O mais recente filme da diretora premiada Anna Muylaert transmite
a impressão de ser um grande ensaio. Mãe Só Há Uma possui uma estética
libertária, uma câmera na mão e atores soltos em cena, realista ao extremo. O
problema é que esse realismo soa forçado e muitas vezes mecânico,
principalmente nas atuações. Temos uma temática extremamente forte, mas que não
é desenvolvida.
O roteiro do filme gira em torno do protagonista Pierre que vive o
turbilhão de incertezas da adolescência, enquanto toca em uma banda de fundo de
garagem. Tudo corria bem até a descoberta que sua mãe Arcay o roubou na
maternidade. O conflito gerado pela situação poderia ser explorado com mais
intensidade, porém, fica raso nas falas monossilábicas e pausadas do
protagonista. Confuso, ele vai para a casa dos novos pais tentar se adaptar a
realidade. A simplicidade do roteiro, em um primeiro momento, pode atrair o
espectador, mas se perde no decorrer do filme transmitindo a impressão de
vazio e falta de desenvolvimento especialmente do protagonista. O questionamento quanto a descoberta da sexualidade é explorada em
diversos momentos, principalmente nas cenas onde o protagonista vê seu reflexo
no espelho ou quando coloca vestimentas que fogem do padrão masculino.
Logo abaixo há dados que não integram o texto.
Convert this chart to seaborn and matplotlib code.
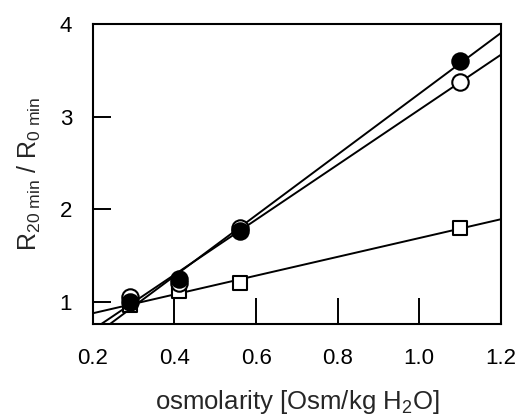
import numpy as np
import pandas as pd
import matplotlib
matplotlib.use("Agg")
import matplotlib.pyplot as plt
import seaborn as sns

# osmolarity [Osm/kg H2O]
osm = [0.29, 0.41, 0.56, 1.10]
filled = [1.00, 1.25, 1.76, 3.60]
opened = [1.05, 1.20, 1.80, 3.38]
squares = [0.97, 1.12, 1.20, 1.80]

sns.set_style("ticks")
plt.rcParams["font.family"] = ["Liberation Sans", "DejaVu Sans"]
plt.rcParams["mathtext.fontset"] = "custom"
plt.rcParams["mathtext.rm"] = "Liberation Sans"
plt.rcParams["mathtext.it"] = "Liberation Sans"

fig, ax = plt.subplots(figsize=(5.19, 4.17), dpi=100)
fig.subplots_adjust(left=0.179, right=0.965, top=0.942, bottom=0.223)

ax.set_xlim(0.2, 1.2)
ax.set_ylim(0.76, 4.0)

df = pd.DataFrame({"osm": osm, "filled": filled, "open": opened, "sq": squares})
line_kw = dict(color="black", lw=1.4)

sns.regplot(x="osm", y="sq", data=df, ax=ax, ci=None, truncate=False,
            marker="s", color="black",
            scatter_kws=dict(s=110, facecolors="white", edgecolors="black",
                             linewidths=1.5, alpha=1, zorder=3),
            line_kws=line_kw)
sns.regplot(x="osm", y="open", data=df, ax=ax, ci=None, truncate=False,
            marker="o", color="black",
            scatter_kws=dict(s=140, facecolors="white", edgecolors="black",
                             linewidths=1.5, alpha=1, zorder=4),
            line_kws=line_kw)
sns.regplot(x="osm", y="filled", data=df, ax=ax, ci=None, truncate=False,
            marker="o", color="black",
            scatter_kws=dict(s=140, facecolors="black", edgecolors="black",
                             linewidths=1.5, alpha=1, zorder=5),
            line_kws=line_kw)

ax.set_xlim(0.2, 1.2)
ax.set_ylim(0.76, 4.0)
ax.set_xticks([0.2, 0.4, 0.6, 0.8, 1.0, 1.2])
ax.set_xticklabels(["0.2", "0.4", "0.6", "0.8", "1.0", "1.2"])
ax.set_yticks([1, 2, 3, 4])

for s in ax.spines.values():
    s.set_visible(True)
    s.set_linewidth(1.5)
    s.set_color("black")

ax.tick_params(axis="x", direction="in", length=19, width=1.4, labelsize=16, pad=17, colors="black")
ax.tick_params(axis="y", direction="in", length=13, width=1.4, labelsize=16, pad=15, colors="black")

ax.set_xlabel(r"osmolarity [Osm/kg H$_2$O]", fontsize=18.5, labelpad=14)
ax.set_ylabel(r"R$_{\mathrm{20\ min}}$ / R$_{\mathrm{0\ min}}$", fontsize=18, labelpad=12)

fig.savefig("out.png", dpi=100)
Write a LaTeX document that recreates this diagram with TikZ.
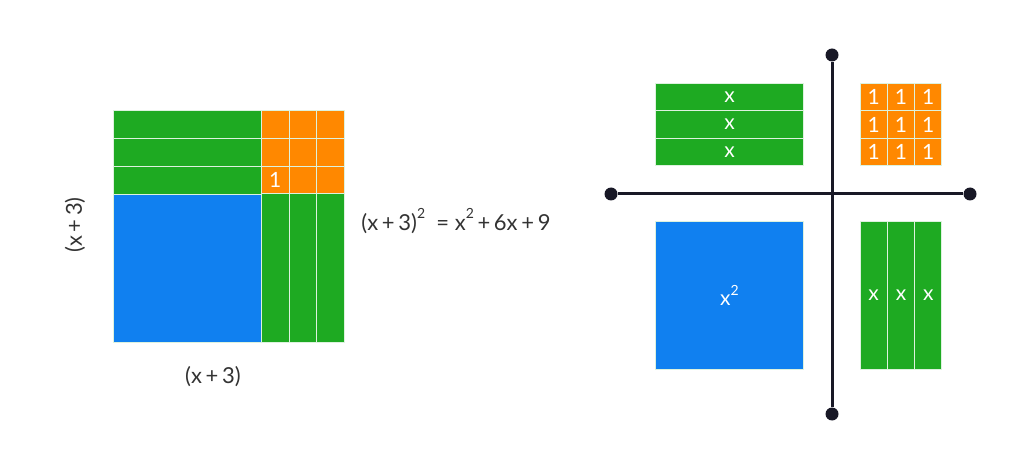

O destaque vai para o elenco de coadjuvantes. Daniel Botelho e
Luciana Paes são os personagens que proporcionam ao público a leveza e
comicidade necessárias para a trama. Já Matheus Nachtergaele consegue dar
agilidade ao roteiro e dramaticidade para o pai de Pierre. O competente ator
sabe da complexidade em atuar com um jovem ainda no começo de carreira e tenta
em todas as cenas dar suporte para que Naomi Nero tenha seu momento de
destaque, o que finalmente acontece na cena em que a família está reunida jogando
boliche. Um momento raro no filme em que os atores não falam sobrepostos aos
demais e cada um defende suas ideias e levanta indagações. A inexpressividade
do protagonista causa ruídos ao longo da trama. Naomi transmite a confusão que
o personagem vive com pequenas nuances. Aqui, a naturalidade de Pierre
prejudica a história. O ator não consegue enfatizar o turbilhão de emoções e os conflitos propostos pelas temáticas, somente quando está
contracenando com Matheus que as nuances são nítidas.
Anna Muylaert utiliza em Mãe Só Há Uma recursos opostos e uma
linguagem narrativa diferenciada de Que Horas ela Volta? Uma decisão corajosa
da diretora em não repetir o que havia dado certo no filme anterior, apesar de
voltar com a temática familiar. Anna demonstra ousadia em filmar de maneira mais
solta e sem amarras. O que poderia ter um resultado mais satisfatório se perde
no ritmo, interpretação do protagonista e no raso roteiro. Alguns planos longos
percorrem os personagens de forma interessante, a câmera caminha junto deles
para enfatizar o naturalismo das atuações.
Anna realizou uma obra com o tom de grande ensaio, onde os
personagens estão libertos no universo proposto, mas sem saber a hora que
realmente toda a proposta está valendo. O termo ação ficou em segundo plano
para dar ênfase ao ensaio que resultou na obra final.